His gifts were prodigious. He was so scholarly (as a professor-preacher) that his contemporary, Francis of Assisi, named him as the singular theologian capable of maintaining Franciscan holiness as a bookish monk. His preaching of the “grandeur” of the Catholic faith was so crystal clear it instantly educated the illiterate and is said to have drawn fish when he preached alone on a riverbank. He was especially fervent in serving the poor and the sick.

His help in finding lost things may have helped Libby when she realized, leaving the Basilica, that she had lost the 35-euro ticket that was to give us three days of going to Padua sites for free. Hundreds of people were passing out, and in, of the entrance. I thought it would be hopeless for her to go back in to look for the ticket.

But she went back to one of the pews where she had sat, and found her ticket. A monk sitting behind that pew looked at her and smiled.

We all lose things. More importantly, I think, for those who come here to pray and touch the stone marked as Anthony’s grave, we lose people we loved. On both sides of that grave, hundreds of color snapshots of people, mostly children, were crowded together. I assumed these were the lost and departed.
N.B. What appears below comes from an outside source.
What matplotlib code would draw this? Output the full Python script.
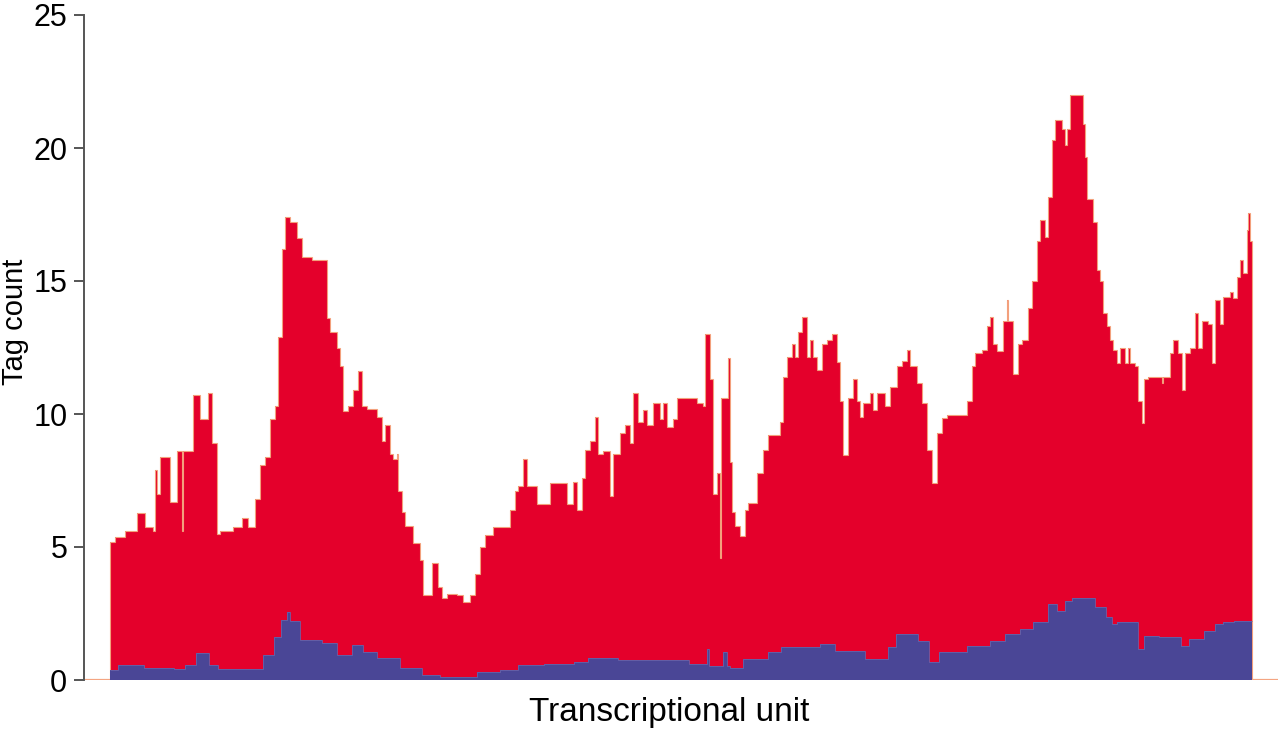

We all know how it feels to lose a key —
The grope through pockets, scouring memory.

I wrote those lines after entering the tidy home of our daughter Sarah for the first time shortly after her death in 2023. The loss was hard to bear. It was like losing a key to everything.
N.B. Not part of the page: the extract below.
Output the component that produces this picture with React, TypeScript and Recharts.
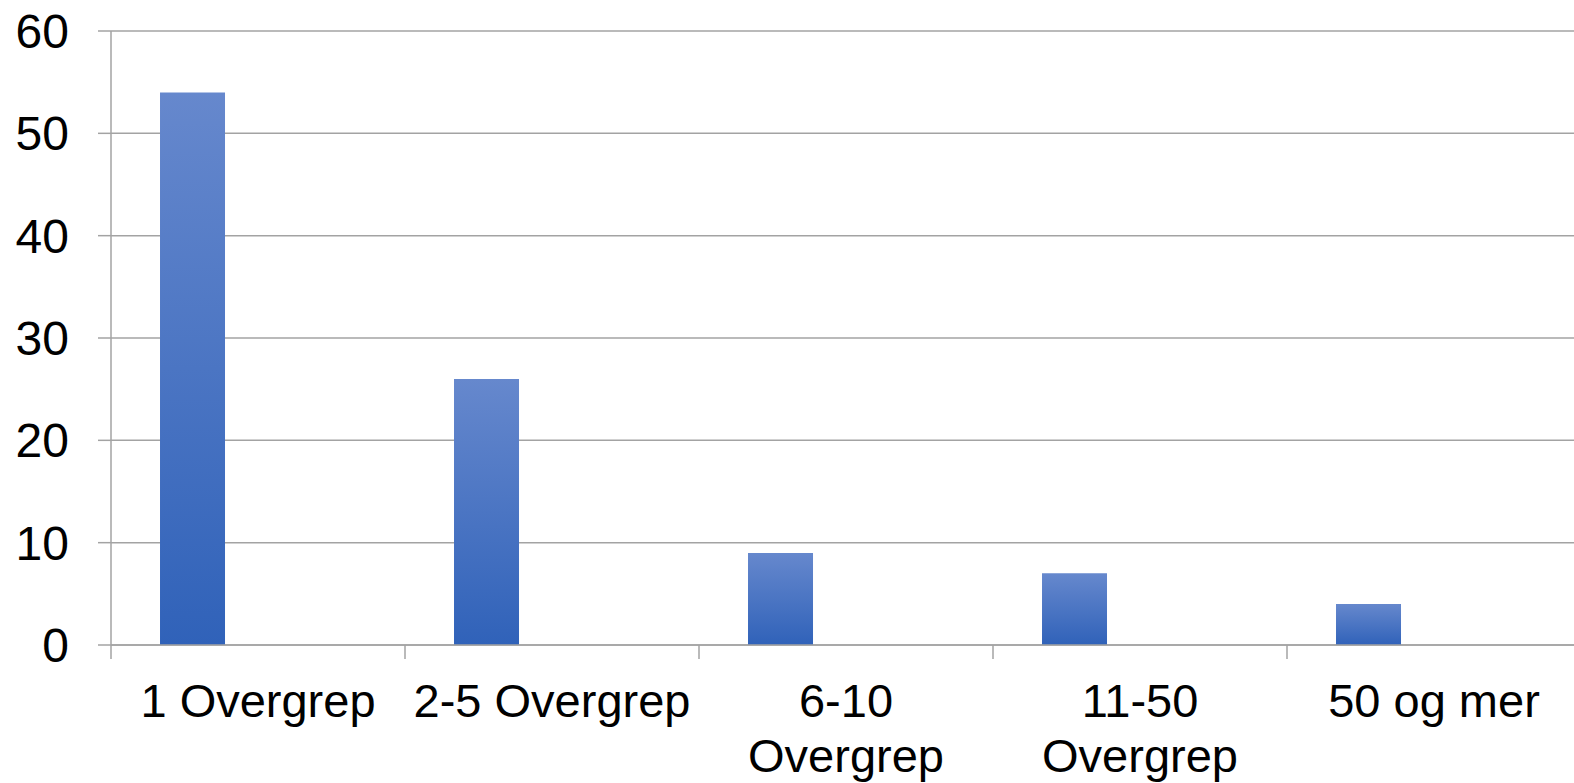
import React from "react";
import { BarChart, Bar, XAxis, YAxis, CartesianGrid } from "recharts";

// "\n" marks where the original wraps the category label
const categories = [
  "1 Overgrep",
  "2-5 Overgrep",
  "6-10\nOvergrep",
  "11-50\nOvergrep",
  "50 og mer",
];
const series1 = [54, 26, 9, 7, 4];
// the original has two more (empty) series in each group
const series2 = [null, null, null, null, null];
const series3 = [null, null, null, null, null];
const yTicks = [0, 10, 20, 30, 40, 50, 60];

const data = categories.map((name, i) => ({
  name,
  s1: series1[i],
  s2: series2[i],
  s3: series3[i],
}));

const FONT = '"Liberation Sans", Arial, sans-serif';
const GRID = "#a3a3a3";

const CategoryTick = (props: any) => {
  const { x, y, payload, width, visibleTicksCount } = props;
  const half = width / visibleTicksCount / 2;
  const lineTop = y - 39;
  const lines = String(payload.value).split("\n");
  return (
    <g>
      <line
        x1={x - half}
        x2={x - half}
        y1={lineTop}
        y2={lineTop + 14}
        stroke={GRID}
        strokeWidth={1.5}
      />
      <text
        x={x}
        y={y}
        textAnchor="middle"
        fontSize={47}
        fontFamily={FONT}
        fill="#000"
      >
        {lines.map((line, i) => (
          <tspan key={i} x={x} dy={i === 0 ? "0.71em" : 55}>
            {line}
          </tspan>
        ))}
      </text>
    </g>
  );
};

export default function App() {
  return (
    <div
      style={{
        position: "fixed",
        left: 0,
        top: 0,
        width: 1574,
        height: 783,
        overflow: "hidden",
        background: "#fff",
      }}
    >
      <BarChart
        width={1581}
        height={783}
        data={data}
        margin={{ top: 31, right: 0, bottom: 0, left: 0 }}
        barGap={0}
        barCategoryGap="16.67%"
      >
        <defs>
          <linearGradient id="barFill" x1="0" y1="0" x2="0" y2="1">
            <stop offset="0%" stopColor="#6688cd" />
            <stop offset="100%" stopColor="#3062b9" />
          </linearGradient>
        </defs>
        <CartesianGrid vertical={false} stroke={GRID} strokeWidth={1.5} />
        <XAxis
          dataKey="name"
          height={138}
          interval={0}
          tickSize={14}
          tickMargin={25}
          tickLine={false}
          axisLine={{ stroke: GRID, strokeWidth: 1.5 }}
          tick={<CategoryTick />}
        />
        <YAxis
          width={111}
          domain={[0, 60]}
          ticks={yTicks}
          interval={0}
          tickSize={13}
          tickMargin={29}
          axisLine={{ stroke: GRID, strokeWidth: 1.5 }}
          tickLine={{ stroke: GRID, strokeWidth: 1.5 }}
          tick={{ fontSize: 48, fontFamily: FONT, fill: "#000" }}
        />
        <Bar dataKey="s1" fill="url(#barFill)" isAnimationActive={false} />
        <Bar dataKey="s2" fill="#c0504d" isAnimationActive={false} />
        <Bar dataKey="s3" fill="#9bbb59" isAnimationActive={false} />
      </BarChart>
    </div>
  );
}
Will we ever drive again, get home,

Open that box that holds jewelry and comb?

The lines became a poem. . .

The last key lets me in the house she left.

I feel her essence here, stand still, bereft.

Books and boxes, cedar and cigar

Fragrances and words that were, that are. . .

Pray for us, Saint Anthony.

Across the piazza where we ate lunch, I noticed a “piazzetta” sign with another familiar name: Padre Massimiliano Kolbe. Maximilian Kolbe was a Polish monk who was arrested by the Nazis in 1939 when the Gestapo shut down his monastery. He was sent to Auschwitz, where he was starved then fatally injected with carbolic acid.

Wikipedia describes his martyrdom this way: At the end of July 1941, a prisoner successfully escaped from Auschwitz. In reprisal, the deputy camp commander, SSHauptsturmführer Karl Fritzsch, ordered guards to pick ten men to be starved to death in an underground bunker. When selected, Franciszek Gajowniczek, a Polish Catholic, cried out, “My wife! My children!” At that moment, Kolbe volunteered to take his place.

Gary Beckley also told me about Saint Kolbe (Pope John Paul II canonized him in 1982.) Kolbe was the namesake of a former Catholic school where Gary taught, and he and my niece Anna named one of their four daughters Kolbie in his honor.

 It is good to keep the memory alive of those who show courage and serve humanity, in any century.

Padre Placido Cortese, tortured to death by the Nazis in 1944, is also honored in St. Anthony’s church.